The following evening, another tornado watch was issued, and we sat on his patio watching. The sirens again sounded, and it was announced a tornado had been spotted six miles south of town. We watched from our vantage point as it formed. It disappeared a few moments later without causing any damage.
Tornado scientists still don't know exactly how these storms work. They have a pretty good idea of what causes them, and what conditions are favorable to their formation, but some of the actual inner workings are still a mystery. The Internet is full of valuable resources for anyone who wants to learn more about this so I won't go into that part.
The storm that hit Emporia Kansas on June seventh that year was rated as an F2. On a scale of one to five thats not real powerful, but it caused a huge amount of damage. In spite of this the community was fortunate that there was no loss of life. The most serious injury was the man with the broken neck, and he recovered although it was a long process.
I personally can remember at least three occasions where a tornado struck this area. Oddly, they seem to hit the same side of town. The one in this missive intersected the path of another that struck in nineteen seventy-four and killed six people. Every spring and early summer brings a new risk.

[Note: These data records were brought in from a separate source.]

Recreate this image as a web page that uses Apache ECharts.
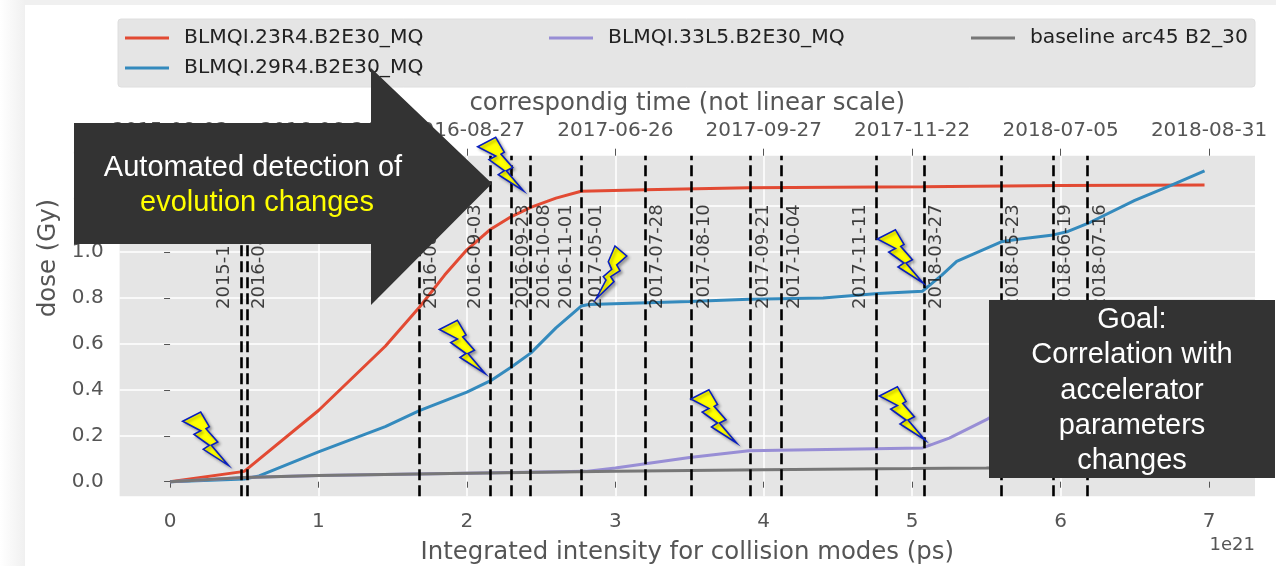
<!DOCTYPE html>
<html><head><meta charset="utf-8">
<style>html,body{margin:0;padding:0;background:#fff}#c{width:1276px;height:566px}</style>
<script src="https://cdn.jsdelivr.net/npm/echarts@6/dist/echarts.min.js"></script>
</head><body><div id="c"></div>
<script>
const x23 = [0,0.5,1.0,1.45,1.68,1.85,2.0,2.16,2.3,2.43,2.6,2.77,3.2,3.9,5.07,6.0,6.97];
const y23 = [0,0.045,0.31,0.59,0.76,0.90,1.01,1.10,1.155,1.195,1.235,1.265,1.272,1.28,1.285,1.29,1.292];
const x29 = [0,0.5,0.6,1.0,1.45,1.68,2.0,2.16,2.3,2.43,2.6,2.77,2.82,3.5,3.9,4.4,4.77,5.07,5.2,5.3,5.6,5.7,5.95,6.05,6.2,6.5,6.74,6.97];
const y29 = [0,0.012,0.025,0.13,0.24,0.31,0.39,0.44,0.50,0.56,0.67,0.765,0.772,0.785,0.795,0.80,0.82,0.83,0.90,0.96,1.045,1.055,1.075,1.09,1.13,1.225,1.29,1.354];
const x33 = [0,0.5,1,2,2.8,3.0,3.5,3.9,4.1,5.07,5.25,5.5,5.6,6.2,6.97];
const y33 = [0,0.018,0.027,0.037,0.045,0.06,0.105,0.135,0.137,0.147,0.19,0.27,0.31,0.45,0.6];
const xBase = [0,0.5,1,2,3,4,5,5.5,6.97];
const yBase = [0,0.018,0.027,0.037,0.045,0.052,0.057,0.06,0.07];
const changeX = [0.478,0.515,1.675,2.16,2.296,2.43,2.775,3.203,3.512,3.906,4.118,4.757,5.075,5.6,5.95,6.184];
const dateNames = ['2015-11-02','2016-04-28','2016-08-05','2016-09-03','2016-09-23','2016-10-08','2016-11-01','2017-05-01','2017-07-28','2017-08-10','2017-09-21','2017-10-04','2017-11-11','2018-03-27','2018-05-23','2018-06-19','2018-07-16'];
const dateX = [0.364,0.599,1.763,2.058,2.382,2.519,2.670,2.869,3.286,3.603,4.0,4.209,4.653,5.165,5.684,6.034,6.27];
const dateY = 0.98;
const xTicks = [0,1,2,3,4,5,6,7];
const yTicks = [0,0.2,0.4,0.6,0.8,1.0,1.2,1.4];
const topLabels = ['2015-08-03','2016-06-24','2016-08-27','2017-06-26','2017-09-27','2017-11-22','2018-07-05','2018-08-31'];
const names = ['BLMQI.23R4.B2E30_MQ','BLMQI.29R4.B2E30_MQ','BLMQI.33L5.B2E30_MQ','baseline arc45 B2_30'];
const colors = ['#E24A33','#348ABD','#988ED5','#777777'];
const zip = (a,b)=>a.map((v,i)=>[v,b[i]]);
const F = 'DejaVu Sans';
const TXT = '#555555';

const boltA = [[-45.6,-44],[-27.6,-53.3],[-19,-38.6],[-22.3,-36.6],[-10.6,-23.3],[-17,-20],[0,0],[-25,-16],[-19,-20],[-34.3,-31],[-27.6,-34.6]];
const boltB = [[19,-53],[30.7,-43],[20.7,-34],[24,-28.3],[14.7,-22.3],[18,-17.3],[0,0],[10,-19],[7.3,-22.3],[15.7,-29.7],[12.3,-37.3]];
function bolt(shape,tx,ty){
  return {type:'polygon',z:110,shape:{points:shape.map(p=>[p[0]+tx,p[1]+ty])},
    style:{fill:'#FFFF00',stroke:'#0A1FBF',lineWidth:1.6,shadowBlur:3,shadowOffsetX:2,shadowOffsetY:2,shadowColor:'rgba(0,0,0,0.3)'}};
}
function note(t,x,y,c){
  return {type:'text',z:120,style:{text:t,x:x,y:y,fill:c||'#fff',font:'29px "Liberation Sans"',align:'center',verticalAlign:'middle'}};
}
const overlays = [
  {type:'rect',z:0,shape:{x:0,y:0,width:25,height:566},style:{fill:{type:'linear',x:0,y:0,x2:1,y2:0,colorStops:[{offset:0,color:'#ffffff'},{offset:1,color:'#f0f0f0'}]}}},
  {type:'rect',z:0,shape:{x:25,y:0,width:1251,height:5},style:{fill:'#f0f0f0'}},
  {type:'rect',z:1,shape:{x:118,y:19,width:1137,height:68,r:3},style:{fill:'#E5E5E5',stroke:'#dedede',lineWidth:1}},
  {type:'polygon',z:100,shape:{points:[[74,123],[371,123],[371,68],[492,183.5],[371,305],[371,244],[74,244]]},style:{fill:'#333333'}},
  {type:'rect',z:100,shape:{x:989,y:300,width:286,height:178},style:{fill:'#333333'}},
  note('Automated detection of',253,168),
  note('evolution changes',257,203,'#FFFF00'),
  note('Goal:',1132,320),note('Correlation with',1132,355),note('accelerator',1132,391),note('parameters',1132,426),note('changes',1132,461),
  {type:'text',z:5,style:{text:'1e21',x:1255,y:545,fill:TXT,font:'18px "DejaVu Sans"',align:'right',verticalAlign:'middle'}},
  bolt(boltA,228.3,465.3),bolt(boltA,485,373.5),bolt(boltA,523.3,190.7),bolt(boltB,596,299),
  bolt(boltA,736.5,443),bolt(boltA,925,440),bolt(boltA,923,283)
];
const legendBase = {orient:'vertical',padding:0,icon:'rect',itemWidth:44,itemHeight:3,itemGap:10,z:5,
  textStyle:{fontFamily:F,fontSize:20.3,lineHeight:20,color:'#222',padding:[0,0,0,10]}};
const line = (i,x,y)=>({type:'line',name:names[i],data:zip(x,y),showSymbol:false,symbol:'none',
  xAxisIndex:0,yAxisIndex:0,lineStyle:{color:colors[i],width:3},itemStyle:{color:colors[i]},animation:false,z:3});
const option = {
  animation:false,backgroundColor:'#fff',
  grid:{left:119.6,right:21,top:155.7,bottom:69.7,show:true,backgroundColor:'#E5E5E5',borderWidth:0,containLabel:false,outerBoundsMode:'none'},
  legend:[
    Object.assign({},legendBase,{left:125,top:28,data:[names[0],names[1]]}),
    Object.assign({},legendBase,{left:549,top:28,data:[names[2]]}),
    Object.assign({},legendBase,{left:971,top:28,data:[names[3]]})
  ],
  xAxis:[
    {type:'value',min:-0.34,max:7.31,splitNumber:8,position:'bottom',
     name:'Integrated intensity for collision modes (ps)',nameLocation:'middle',nameGap:44,
     nameTextStyle:{fontFamily:F,fontSize:24.4,color:TXT},
     axisLine:{show:false},
     axisTick:{show:true,length:6,customValues:xTicks,lineStyle:{color:TXT}},
     axisLabel:{customValues:xTicks,fontFamily:F,fontSize:20,color:TXT,margin:15},
     splitLine:{show:true,showMinLine:false,showMaxLine:false,lineStyle:{color:'#fff',width:1.5}}},
    {type:'value',min:-0.34,max:7.31,splitNumber:8,position:'top',
     name:'correspondig time (not linear scale)',nameLocation:'middle',nameGap:35,
     nameTextStyle:{fontFamily:F,fontSize:24.4,color:TXT},
     axisLine:{show:false},
     axisTick:{show:true,length:7,customValues:xTicks,lineStyle:{color:TXT}},
     axisLabel:{customValues:xTicks,fontFamily:F,fontSize:20,color:TXT,margin:15,hideOverlap:false,formatter:v=>topLabels[Math.round(v)]},
     splitLine:{show:false}}
  ],
  yAxis:{type:'value',min:-0.0636,max:1.42,splitNumber:7,
     name:'dose (Gy)',nameLocation:'middle',nameGap:48,
     nameTextStyle:{fontFamily:F,fontSize:24.4,color:TXT,padding:[0,0,0,136]},
     axisLine:{show:false},
     axisTick:{show:true,length:6,customValues:yTicks,lineStyle:{color:TXT}},
     axisLabel:{customValues:yTicks,fontFamily:F,fontSize:20,color:TXT,margin:16,formatter:v=>v.toFixed(1)},
     splitLine:{show:true,showMinLine:false,showMaxLine:false,lineStyle:{color:'#fff',width:1.5}}},
  series:[
    {type:'scatter',name:'dates',symbolSize:0,z:4,silent:true,animation:false,
     data:dateX.map((x,i)=>({value:[x,dateY],name:dateNames[i]})),
     label:{show:true,position:'inside',rotate:90,formatter:p=>p.name,fontFamily:F,fontSize:18,color:'#111'},
     markLine:{silent:true,symbol:'none',animation:false,label:{show:false},
       lineStyle:{color:'#000',type:[11,5],width:2.6},
       data:changeX.map(x=>({xAxis:x}))}},
    line(0,x23,y23),line(1,x29,y29),line(2,x33,y33),line(3,xBase,yBase)
  ],
  graphic:{elements:overlays}
};
const chart = echarts.init(document.getElementById('c'),null,{renderer:'canvas'});
chart.setOption(option);
</script></body></html>
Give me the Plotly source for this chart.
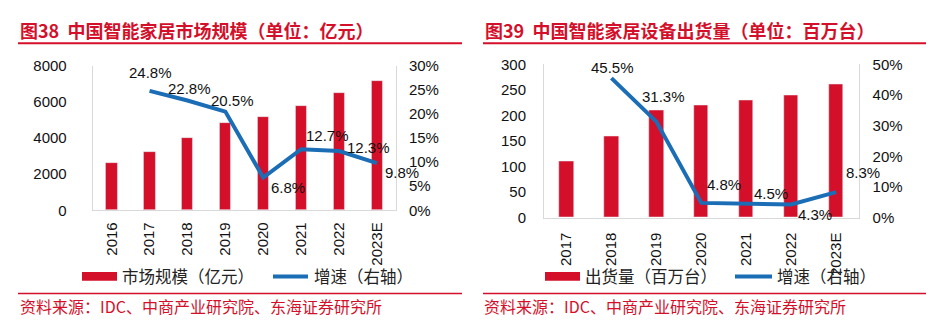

In spite of the damage they cause, and the mystique that surrounds them, tornadoes don't scare the people who live in Tornado Alley. The risks of being hit are very minor. The one I experience was quite small, having had a funnel that was probably only a few dozen feet wide where it touched down. Giant storms leaving a damage path over a half mile wide have hit there several times in the last twenty years. Still the residents who live there hardly feel they are braving the elements. To them these storms are just another facet of nature that must be dealt with. And so they do.